Either way, it seems likely that Santana will pitch quite a bit for the Pirates this season and probably in a high-leverage role.
The rest of the Pirates’ moves on Friday were expected at some point before Opening Day. Tucker and Hayes performed well in Spring Training, but they will most likely form the everyday left side of the infield in Triple-A to start the season.
In management’s view, Tucker is better off playing everyday in Indianapolis, at least for now, than he would be hitting sporadically off the bench in Pittsburgh. The club also believes that Hayes, their top position-player prospect according to MLB Pipeline, could benefit from further offensive development before he’s fully prepared for the Majors.

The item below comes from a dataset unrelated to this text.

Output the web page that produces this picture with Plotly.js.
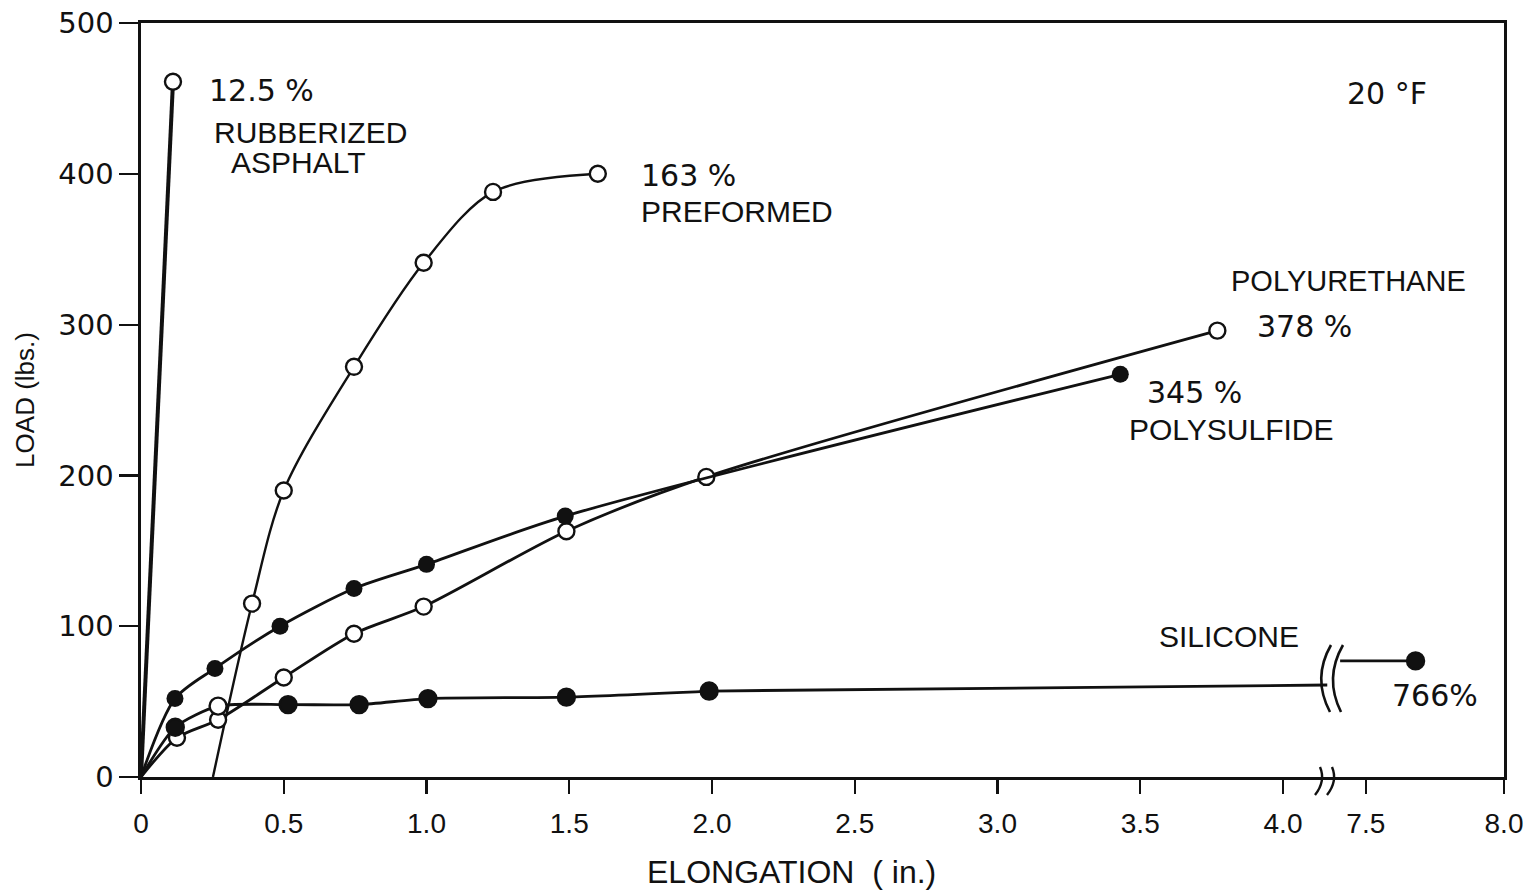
<!DOCTYPE html>
<html>
<head>
<meta charset="utf-8">
<script src="https://cdn.plot.ly/plotly-3.0.1.min.js"></script>
<style>
  html, body { margin: 0; padding: 0; background: #fff; }
  #chart { width: 1523px; height: 891px; }
</style>
</head>
<body>
<div id="chart"></div>
<script>
// ---- data (elongation in inches, load in lbs) ----
const asphaltElong = [0, 0.112];
const asphaltLoad  = [0, 461];

const preformedElong = [0.252, 0.389, 0.50, 0.746, 0.99, 1.233, 1.60];
const preformedLoad  = [0, 115, 190, 272, 341, 388, 400];

const urethaneElong = [0, 0.126, 0.27, 0.50, 0.746, 0.99, 1.49, 1.98, 3.77];
const urethaneLoad  = [0, 26, 38, 66, 95, 113, 163, 199, 296];

const sulfideElong = [0, 0.119, 0.259, 0.487, 0.746, 1.0, 1.486, 3.43];
const sulfideLoad  = [0, 52, 72, 100, 125, 141, 173, 267];

const siliconeElong = [0, 0.12, 0.27, 0.515, 0.764, 1.005, 1.49, 1.99];
const siliconeLoad  = [0, 33, 47, 48, 48, 52, 53, 57];
const siliconeOpen  = [false, false, true, false, false, false, false, false];
const siliconeBreakLoad = [61, 77];   // load where the line meets the break, each side
const siliconeEndElong = 7.68;
const siliconeEndLoad  = 77;

const tickValues = [0, 0.5, 1.0, 1.5, 2.0, 2.5, 3.0, 3.5, 4.0, 7.5, 8.0];
const tickLabels = ['0', '0.5', '1.0', '1.5', '2.0', '2.5', '3.0', '3.5', '4.0', '7.5', '8.0'];
const yTicks = [0, 100, 200, 300, 400, 500];

// ---- broken axis mapping ----
const BREAK_AT = 7.5, BREAK_POS = 4.29, BREAK_SCALE = 0.968;
function toAxis(x) { return x >= 5 ? BREAK_POS + (x - BREAK_AT) * BREAK_SCALE : x; }
const BREAK_LEFT = 4.155, BREAK_RIGHT = 4.2;

const ink = '#111';
const FONT = 'Liberation Sans, Arial, sans-serif';
const NUMFONT = 'DejaVu Sans, sans-serif';
const LW = 2.8;

function filledMarker() { return {symbol: 'circle', size: 17, color: ink}; }
function openMarker() { return {symbol: 'circle', size: 16, color: '#fff', line: {width: 2.4, color: ink}}; }

const traces = [
  {x: asphaltElong.map(toAxis), y: asphaltLoad, mode: 'lines', line: {color: ink, width: 4}},
  {x: asphaltElong.slice(1).map(toAxis), y: asphaltLoad.slice(1), mode: 'markers', marker: openMarker()},
  {x: preformedElong.map(toAxis), y: preformedLoad, mode: 'lines', line: {color: ink, width: 2.4, shape: 'spline', smoothing: 0.9}},
  {x: preformedElong.slice(1).map(toAxis), y: preformedLoad.slice(1), mode: 'markers', marker: openMarker()},
  {x: urethaneElong.map(toAxis), y: urethaneLoad, mode: 'lines', line: {color: ink, width: LW, shape: 'spline', smoothing: 0.8}},
  {x: urethaneElong.slice(1).map(toAxis), y: urethaneLoad.slice(1), mode: 'markers', marker: openMarker()},
  {x: sulfideElong.map(toAxis), y: sulfideLoad, mode: 'lines', line: {color: ink, width: LW, shape: 'spline', smoothing: 0.8}},
  {x: sulfideElong.slice(1).map(toAxis), y: sulfideLoad.slice(1), mode: 'markers', marker: filledMarker()},
  {x: siliconeElong.map(toAxis), y: siliconeLoad, mode: 'lines', line: {color: ink, width: LW, shape: 'spline', smoothing: 0.7}},
  {x: [siliconeElong[siliconeElong.length-1], BREAK_LEFT], y: [siliconeLoad[siliconeLoad.length-1], siliconeBreakLoad[0]],
   mode: 'lines', line: {color: ink, width: LW}},
  {x: [BREAK_RIGHT, toAxis(siliconeEndElong)], y: [siliconeBreakLoad[1], siliconeEndLoad], mode: 'lines', line: {color: ink, width: LW}},
  {x: siliconeElong.slice(1).map(toAxis).concat([toAxis(siliconeEndElong)]),
   y: siliconeLoad.slice(1).concat([siliconeEndLoad]), mode: 'markers',
   marker: {symbol: 'circle', size: 17,
     color: siliconeOpen.slice(1).map(o => o ? '#fff' : ink).concat([ink]),
     line: {width: 2.4, color: ink}}}
];

// helpers to place decorations at plot-area pixel positions (plot area: x 141..1504, y 23..777)
function px2x(px) { return (px - 141) / 285.5; }
function py2y(py) { return (777 - py) / 1.508; }
function pxp(px) { return ((px - 141) / 1363).toFixed(5); }
function pyp(py) { return ((777 - py) / 754).toFixed(5); }
function label(text, px, py, size, fam) {
  return {text: text, x: px2x(px), y: py2y(py), xref: 'x', yref: 'y', xanchor: 'left', yanchor: 'middle',
          showarrow: false, font: {family: fam || FONT, size: size || 30, color: ink}};
}

const annotations = [
  label('12.5 %', 207, 90, 30, NUMFONT),
  label('RUBBERIZED', 212, 132),
  label('ASPHALT', 229, 162),
  label('163 %', 639, 175, 30, NUMFONT),
  label('PREFORMED', 639, 211),
  label('POLYURETHANE', 1229, 281, 29),
  label('378 %', 1255, 326, 30, NUMFONT),
  label('345 %', 1145, 392, 30, NUMFONT),
  label('POLYSULFIDE', 1127, 429),
  label('SILICONE', 1157, 636),
  label('766%', 1390, 695, 30, NUMFONT),
  label('20 °F', 1345, 93, 30, NUMFONT),
  // x-axis title (centred where the original prints it)
  {text: 'ELONGATION  ( in.)', x: pxp(792), y: pyp(872), xref: 'paper', yref: 'paper',
   xanchor: 'center', yanchor: 'middle', showarrow: false, font: {family: FONT, size: 32, color: ink}}
];

function curve(x0, y0, cx, cy, x1, y1) {
  return 'M' + pxp(x0) + ',' + pyp(y0) + ' Q' + pxp(cx) + ',' + pyp(cy) + ' ' + pxp(x1) + ',' + pyp(y1);
}
const shapes = [
  // silicone break "(("
  {type: 'path', xref: 'paper', yref: 'paper', path: curve(1331, 645, 1312, 678, 1330, 712), line: {color: ink, width: 2.6}},
  {type: 'path', xref: 'paper', yref: 'paper', path: curve(1343, 645, 1324, 678, 1341, 712), line: {color: ink, width: 2.6}},
  // axis break "))"
  {type: 'path', xref: 'paper', yref: 'paper', path: curve(1320, 767, 1326, 781, 1315, 795), line: {color: ink, width: 2.4}},
  {type: 'path', xref: 'paper', yref: 'paper', path: curve(1332, 767, 1338, 781, 1327, 795), line: {color: ink, width: 2.4}}
];

const layout = {
  width: 1523, height: 891,
  margin: {l: 141, r: 19, t: 23, b: 114},
  paper_bgcolor: '#fff', plot_bgcolor: '#fff',
  showlegend: false,
  xaxis: {
    range: [0, toAxis(8.0)], tickvals: tickValues.map(toAxis), ticktext: tickLabels,
    showgrid: false, zeroline: false, showline: true, mirror: true, linecolor: ink, linewidth: 2.6,
    ticks: 'outside', ticklen: 14, tickwidth: 2.2, tickcolor: ink, ticklabeloverflow: 'allow',
    tickfont: {family: FONT, size: 28, color: ink}, ticklabelstandoff: 6
  },
  yaxis: {
    range: [0, 500], tickvals: yTicks,
    showgrid: false, zeroline: false, showline: true, mirror: true, linecolor: ink, linewidth: 2.6,
    ticks: 'outside', ticklen: 19, tickwidth: 2.2, tickcolor: ink,
    tickfont: {family: NUMFONT, size: 29, color: ink},
    title: {text: 'LOAD (lbs.)', font: {family: FONT, size: 26, color: ink}, standoff: 16}
  },
  annotations: annotations,
  shapes: shapes
};

Plotly.newPlot('chart', traces, layout, {displayModeBar: false, staticPlot: true});
</script>
</body>
</html>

“We definitely believe in Cole as an everyday player, and he’s young enough where we think he should be playing every day still,” Cherington said. “We certainly see him contributing at the Major League level really soon and believe he’s going to be an important part of what we’re doing. We don’t know when that will start, but we do think it’s important that he plays every day.”
Tucker hit just .211/.266/.361 in the Majors last season, but he showed off his revamped swing this spring by going 8-for-27 with three homers -- including a majestic shot in the final Grapefruit League game -- and as many walks (four) as strikeouts. Tucker has played shortstop and second base, making him a versatile option up the middle behind big league starters Kevin Newman and Adam Frazier.
Hayes, the Pirates’ third baseman of the future, took a step back offensively in Triple-A last year, but once again thrived while working with hitting coach Rick Eckstein in Bradenton, Fla. Hayes went 7-for-25 with a double and a homer in Grapefruit League play while flashing his potentially Gold Glove caliber defense at the hot corner.
The Pirates have reportedly considered signing the 23-year-old to a long-term contract extension, though it’s unclear how this downtime will affect such negotiations. He’s bound to be in the big leagues later this year, and that time could come sooner if Hayes is signed to a guaranteed deal.
“Really excited about what he did. Probably not surprising, but just really impressive watching him play. The poise, the defense you know about, good at-bats, consistent at-bats and just a fun kid to be around,” Cherington said. “Probably came into the spring with the expectation that there might be a little bit more time in Triple-A. We want to have an open mind. He did a lot of good things.”
Martin, who made his Major League debut last season, didn’t seem to have a spot on the Opening Day roster. The Pirates can start Bryan Reynolds, Jarrod Dyson and Gregory Polanco in the outfield with Guillermo Heredia as the dedicated fourth outfielder. They also have super-utility options available, including JT Riddle, Erik González and José Osuna. Martin figures to be the next man up in the event of an injury, however.
Hartlieb and Ríos will serve as bullpen depth options in Triple-A. Howard seemed like he had a shot to earn a spot in the Pirates' bullpen as one of two left-handed pitchers on the 40-man roster, but he gave up five hits and walked seven in 5 2/3 innings over six appearances this spring.
The delayed start to the season might allow the Pirates to carry either Derek Holland or Steven Brault (who was unlikely to be ready by the end of March due to a strained shoulder) in their rotation, while stashing the other in the bullpen as a long-relief lefty.
Pittsburgh also thinks highly of non-roster lefty Robbie Erlin, and fellow non-roster southpaw Nik Turley was one of the pleasant surprises in camp this year.
“We’re really focused on doing everything we can to make sure [Brault is] in a good spot when he comes back to pitching. And we don’t know how long that’s going to take, but certainly the delay in the season gives a better chance for him to be ready,” Cherington said. “Obviously we’re a ways away from making any decisions, but I would say overall we feel better about our left-handed bullpen options than we did in January.”